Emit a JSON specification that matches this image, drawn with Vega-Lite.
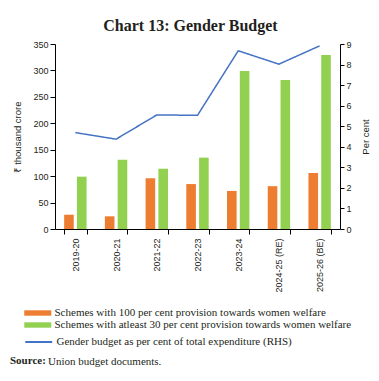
{
  "$schema": "https://vega.github.io/schema/vega-lite/v6.json",
  "autosize": {"type": "none"},
  "width": 285,
  "height": 185,
  "padding": {"left": 55, "top": 44, "right": 39, "bottom": 152},
  "background": "white",
  "title": {
    "text": "Chart 13: Gender Budget",
    "font": "Liberation Serif",
    "fontSize": 16,
    "fontWeight": "bold",
    "color": "#231f20",
    "anchor": "middle",
    "dx": -7,
    "offset": 6
  },
  "config": {
    "view": {"stroke": null},
    "axis": {
      "labelFont": "Liberation Sans",
      "labelFontSize": 9,
      "labelColor": "#231f20",
      "titleFont": "Liberation Sans",
      "titleFontSize": 9.5,
      "titleFontWeight": "normal",
      "titleColor": "#231f20",
      "domainColor": "#000000",
      "tickColor": "#000000",
      "grid": false
    },
    "legend": {
      "labelFont": "Liberation Serif",
      "labelFontSize": 11,
      "labelColor": "#231f20",
      "labelLimit": 400,
      "padding": 0
    }
  },
  "datasets": {
    "bars": [
      {"year": "2019-20", "series": "Schemes with 100 per cent provision towards women welfare", "value": 27},
      {"year": "2019-20", "series": "Schemes with atleast 30 per cent provision towards women welfare", "value": 99},
      {"year": "2020-21", "series": "Schemes with 100 per cent provision towards women welfare", "value": 24},
      {"year": "2020-21", "series": "Schemes with atleast 30 per cent provision towards women welfare", "value": 131},
      {"year": "2021-22", "series": "Schemes with 100 per cent provision towards women welfare", "value": 96},
      {"year": "2021-22", "series": "Schemes with atleast 30 per cent provision towards women welfare", "value": 114},
      {"year": "2022-23", "series": "Schemes with 100 per cent provision towards women welfare", "value": 85},
      {"year": "2022-23", "series": "Schemes with atleast 30 per cent provision towards women welfare", "value": 135},
      {"year": "2023-24", "series": "Schemes with 100 per cent provision towards women welfare", "value": 72},
      {"year": "2023-24", "series": "Schemes with atleast 30 per cent provision towards women welfare", "value": 299},
      {"year": "2024-25 (RE)", "series": "Schemes with 100 per cent provision towards women welfare", "value": 81},
      {"year": "2024-25 (RE)", "series": "Schemes with atleast 30 per cent provision towards women welfare", "value": 282},
      {"year": "2025-26 (BE)", "series": "Schemes with 100 per cent provision towards women welfare", "value": 106},
      {"year": "2025-26 (BE)", "series": "Schemes with atleast 30 per cent provision towards women welfare", "value": 329}
    ],
    "line": [
      {"year": "2019-20", "series": "Gender budget as per cent of total expenditure (RHS)", "src": "Union budget documents.", "pct": 4.69},
      {"year": "2020-21", "series": "Gender budget as per cent of total expenditure (RHS)", "src": "Union budget documents.", "pct": 4.37},
      {"year": "2021-22", "series": "Gender budget as per cent of total expenditure (RHS)", "src": "Union budget documents.", "pct": 5.55},
      {"year": "2022-23", "series": "Gender budget as per cent of total expenditure (RHS)", "src": "Union budget documents.", "pct": 5.53},
      {"year": "2023-24", "series": "Gender budget as per cent of total expenditure (RHS)", "src": "Union budget documents.", "pct": 8.67},
      {"year": "2024-25 (RE)", "series": "Gender budget as per cent of total expenditure (RHS)", "src": "Union budget documents.", "pct": 8.02},
      {"year": "2025-26 (BE)", "series": "Gender budget as per cent of total expenditure (RHS)", "src": "Union budget documents.", "pct": 8.91}
    ]
  },
  "encoding": {
    "x": {
      "field": "year",
      "type": "nominal",
      "sort": null,
      "scale": {"paddingInner": 0.45, "paddingOuter": 0.225},
      "axis": {
        "title": null,
        "labelAngle": -90,
        "tickBand": "extent",
        "tickSize": 5,
        "labelPadding": 4
      }
    }
  },
  "layer": [
    {
      "data": {"name": "bars"},
      "mark": {"type": "bar"},
      "encoding": {
        "xOffset": {
          "field": "series",
          "type": "nominal",
          "sort": ["Schemes with 100 per cent provision towards women welfare", "Schemes with atleast 30 per cent provision towards women welfare"],
          "scale": {"paddingInner": 0.25}
        },
        "y": {
          "field": "value",
          "type": "quantitative",
          "scale": {"domain": [0, 350], "nice": false},
          "axis": {
            "orient": "left",
            "title": "₹ thousand crore",
            "values": [0, 50, 100, 150, 200, 250, 300, 350],
            "tickSize": 5,
            "labelPadding": 2,
            "titlePadding": 10
          }
        },
        "color": {
          "field": "series",
          "type": "nominal",
          "scale": {
            "domain": ["Schemes with 100 per cent provision towards women welfare", "Schemes with atleast 30 per cent provision towards women welfare"],
            "range": ["#ED7D31", "#92D050"]
          },
          "legend": {
            "title": null,
            "orient": "none",
            "legendX": -24.25,
            "legendY": 262,
            "direction": "vertical",
            "symbolType": "M-2,-0.4H2V0.4H-2Z",
            "symbolSize": 182,
            "symbolStrokeWidth": 0,
            "labelOffset": 9.75,
            "rowPadding": 0
          }
        }
      }
    },
    {
      "data": {"name": "line"},
      "mark": {"type": "line", "strokeWidth": 1.5},
      "encoding": {
        "y": {
          "field": "pct",
          "type": "quantitative",
          "scale": {"domain": [0, 9], "nice": false},
          "axis": {
            "orient": "right",
            "title": "Per cent",
            "titleAngle": 270,
            "values": [0, 1, 2, 3, 4, 5, 6, 7, 8, 9],
            "tickSize": 4,
            "labelPadding": 2,
            "titlePadding": 19
          }
        },
        "stroke": {
          "field": "series",
          "type": "nominal",
          "scale": {"range": ["#4472C4"]},
          "legend": {
            "title": null,
            "orient": "none",
            "legendX": -24.25,
            "legendY": 290,
            "symbolType": "M-2,0H2",
            "symbolSize": 182,
            "symbolStrokeWidth": 2,
            "labelOffset": 9.75
          }
        },
        "strokeDash": {
          "field": "src",
          "type": "nominal",
          "scale": {"range": [[1, 0]]},
          "legend": {
            "title": "Source:",
            "titleOrient": "left",
            "titleFont": "Liberation Serif",
            "titleFontSize": 11,
            "titleFontWeight": "bold",
            "titleColor": "#231f20",
            "titlePadding": 0,
            "orient": "none",
            "legendX": -45,
            "legendY": 312,
            "symbolSize": 0,
            "symbolOpacity": 0,
            "symbolStrokeWidth": 0,
            "labelOffset": -9
          }
        }
      }
    }
  ],
  "resolve": {"scale": {"y": "independent"}}
}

> **Task instructions**
Quote the data exactly, leaving every image out of the copy.

> **Answer for the task**
Emit a JSON specification that matches this image, drawn with Vega-Lite.
{
  "$schema": "https://vega.github.io/schema/vega-lite/v6.json",
  "autosize": {"type": "none"},
  "width": 285,
  "height": 185,
  "padding": {"left": 55, "top": 44, "right": 39, "bottom": 152},
  "background": "white",
  "title": {
    "text": "Chart 13: Gender Budget",
    "font": "Liberation Serif",
    "fontSize": 16,
    "fontWeight": "bold",
    "color": "#231f20",
    "anchor": "middle",
    "dx": -7,
    "offset": 6
  },
  "config": {
    "view": {"stroke": null},
    "axis": {
      "labelFont": "Liberation Sans",
      "labelFontSize": 9,
      "labelColor": "#231f20",
      "titleFont": "Liberation Sans",
      "titleFontSize": 9.5,
      "titleFontWeight": "normal",
      "titleColor": "#231f20",
      "domainColor": "#000000",
      "tickColor": "#000000",
      "grid": false
    },
    "legend": {
      "labelFont": "Liberation Serif",
      "labelFontSize": 11,
      "labelColor": "#231f20",
      "labelLimit": 400,
      "padding": 0
    }
  },
  "datasets": {
    "bars": [
      {"year": "2019-20", "series": "Schemes with 100 per cent provision towards women welfare", "value": 27},
      {"year": "2019-20", "series": "Schemes with atleast 30 per cent provision towards women welfare", "value": 99},
      {"year": "2020-21", "series": "Schemes with 100 per cent provision towards women welfare", "value": 24},
      {"year": "2020-21", "series": "Schemes with atleast 30 per cent provision towards women welfare", "value": 131},
      {"year": "2021-22", "series": "Schemes with 100 per cent provision towards women welfare", "value": 96},
      {"year": "2021-22", "series": "Schemes with atleast 30 per cent provision towards women welfare", "value": 114},
      {"year": "2022-23", "series": "Schemes with 100 per cent provision towards women welfare", "value": 85},
      {"year": "2022-23", "series": "Schemes with atleast 30 per cent provision towards women welfare", "value": 135},
      {"year": "2023-24", "series": "Schemes with 100 per cent provision towards women welfare", "value": 72},
      {"year": "2023-24", "series": "Schemes with atleast 30 per cent provision towards women welfare", "value": 299},
      {"year": "2024-25 (RE)", "series": "Schemes with 100 per cent provision towards women welfare", "value": 81},
      {"year": "2024-25 (RE)", "series": "Schemes with atleast 30 per cent provision towards women welfare", "value": 282},
      {"year": "2025-26 (BE)", "series": "Schemes with 100 per cent provision towards women welfare", "value": 106},
      {"year": "2025-26 (BE)", "series": "Schemes with atleast 30 per cent provision towards women welfare", "value": 329}
    ],
    "line": [
      {"year": "2019-20", "series": "Gender budget as per cent of total expenditure (RHS)", "src": "Union budget documents.", "pct": 4.69},
      {"year": "2020-21", "series": "Gender budget as per cent of total expenditure (RHS)", "src": "Union budget documents.", "pct": 4.37},
      {"year": "2021-22", "series": "Gender budget as per cent of total expenditure (RHS)", "src": "Union budget documents.", "pct": 5.55},
      {"year": "2022-23", "series": "Gender budget as per cent of total expenditure (RHS)", "src": "Union budget documents.", "pct": 5.53},
      {"year": "2023-24", "series": "Gender budget as per cent of total expenditure (RHS)", "src": "Union budget documents.", "pct": 8.67},
      {"year": "2024-25 (RE)", "series": "Gender budget as per cent of total expenditure (RHS)", "src": "Union budget documents.", "pct": 8.02},
      {"year": "2025-26 (BE)", "series": "Gender budget as per cent of total expenditure (RHS)", "src": "Union budget documents.", "pct": 8.91}
    ]
  },
  "encoding": {
    "x": {
      "field": "year",
      "type": "nominal",
      "sort": null,
      "scale": {"paddingInner": 0.45, "paddingOuter": 0.225},
      "axis": {
        "title": null,
        "labelAngle": -90,
        "tickBand": "extent",
        "tickSize": 5,
        "labelPadding": 4
      }
    }
  },
  "layer": [
    {
      "data": {"name": "bars"},
      "mark": {"type": "bar"},
      "encoding": {
        "xOffset": {
          "field": "series",
          "type": "nominal",
          "sort": ["Schemes with 100 per cent provision towards women welfare", "Schemes with atleast 30 per cent provision towards women welfare"],
          "scale": {"paddingInner": 0.25}
        },
        "y": {
          "field": "value",
          "type": "quantitative",
          "scale": {"domain": [0, 350], "nice": false},
          "axis": {
            "orient": "left",
            "title": "₹ thousand crore",
            "values": [0, 50, 100, 150, 200, 250, 300, 350],
            "tickSize": 5,
            "labelPadding": 2,
            "titlePadding": 10
          }
        },
        "color": {
          "field": "series",
          "type": "nominal",
          "scale": {
            "domain": ["Schemes with 100 per cent provision towards women welfare", "Schemes with atleast 30 per cent provision towards women welfare"],
            "range": ["#ED7D31", "#92D050"]
          },
          "legend": {
            "title": null,
            "orient": "none",
            "legendX": -24.25,
            "legendY": 262,
            "direction": "vertical",
            "symbolType": "M-2,-0.4H2V0.4H-2Z",
            "symbolSize": 182,
            "symbolStrokeWidth": 0,
            "labelOffset": 9.75,
            "rowPadding": 0
          }
        }
      }
    },
    {
      "data": {"name": "line"},
      "mark": {"type": "line", "strokeWidth": 1.5},
      "encoding": {
        "y": {
          "field": "pct",
          "type": "quantitative",
          "scale": {"domain": [0, 9], "nice": false},
          "axis": {
            "orient": "right",
            "title": "Per cent",
            "titleAngle": 270,
            "values": [0, 1, 2, 3, 4, 5, 6, 7, 8, 9],
            "tickSize": 4,
            "labelPadding": 2,
            "titlePadding": 19
          }
        },
        "stroke": {
          "field": "series",
          "type": "nominal",
          "scale": {"range": ["#4472C4"]},
          "legend": {
            "title": null,
            "orient": "none",
            "legendX": -24.25,
            "legendY": 290,
            "symbolType": "M-2,0H2",
            "symbolSize": 182,
            "symbolStrokeWidth": 2,
            "labelOffset": 9.75
          }
        },
        "strokeDash": {
          "field": "src",
          "type": "nominal",
          "scale": {"range": [[1, 0]]},
          "legend": {
            "title": "Source:",
            "titleOrient": "left",
            "titleFont": "Liberation Serif",
            "titleFontSize": 11,
            "titleFontWeight": "bold",
            "titleColor": "#231f20",
            "titlePadding": 0,
            "orient": "none",
            "legendX": -45,
            "legendY": 312,
            "symbolSize": 0,
            "symbolOpacity": 0,
            "symbolStrokeWidth": 0,
            "labelOffset": -9
          }
        }
      }
    }
  ],
  "resolve": {"scale": {"y": "independent"}}
}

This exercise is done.